Reuters polling, reporting

  • 37 of 41 economists say the Bank of Japan's next policy move will be steps toward unwinding stimulus
  • 13 of 37 economists say they have pushed back the expected timing for BOJ steps toward stimulus unwind
  • Chance of a global trade war has increased in last month, say half of 34 economists polled

Those pushing back further their timing for moves to the exit cite concern on yen strength and a still distant inflation target

"We pushed back our forecast based on declining stocks and the yen's rise since early this year and Kuroda's recent comments," said Tetsufumi Yamakawa, chief economist at Barclays Securities Japan.

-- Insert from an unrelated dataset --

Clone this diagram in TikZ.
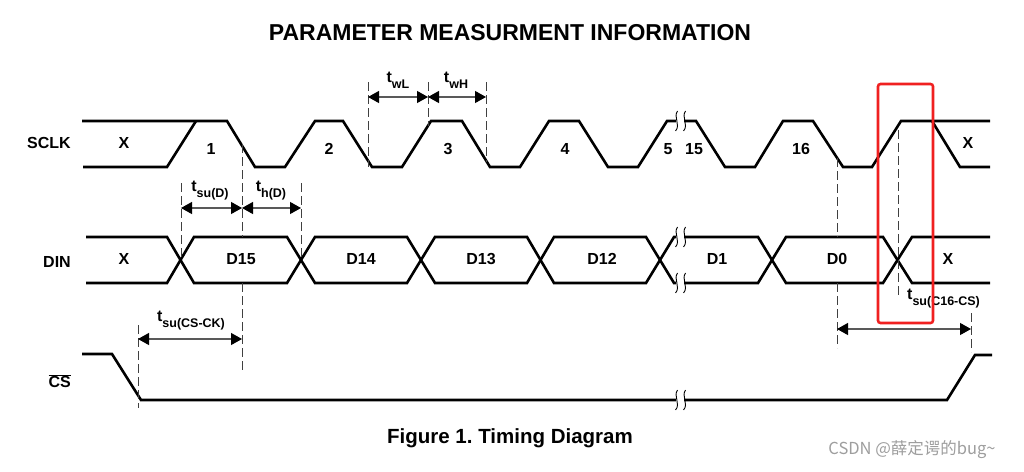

(ps. CPI data from Japan is due tomorrow)

More:

The BOJ will maintain its short-term interest rate at minus 0.1 percent, according to the median of 52 economists, and keep its 10-year government bond yield target at around zero percent until at least the end of 2019

  • Thirteen economists forecast the central bank would taper its easy monetary policy during the first half of 2019 and seven think that would happen in the latter half of next year, the poll found
  • 11 project sometime in 2020 or later
  • five economists forecast that would happen this year
  • One did not expect it this year but gave no other timeframe

The BOJ is also unlikely to change policy this year because it doesn't want to "rock the boat" while Japan faces two key political decisions: whether to proceed with a sales tax hike in October 2019 and a ruling party leadership election in September, said Hiroaki Mutou, chief economist at Tokai Tokyo Research Institute.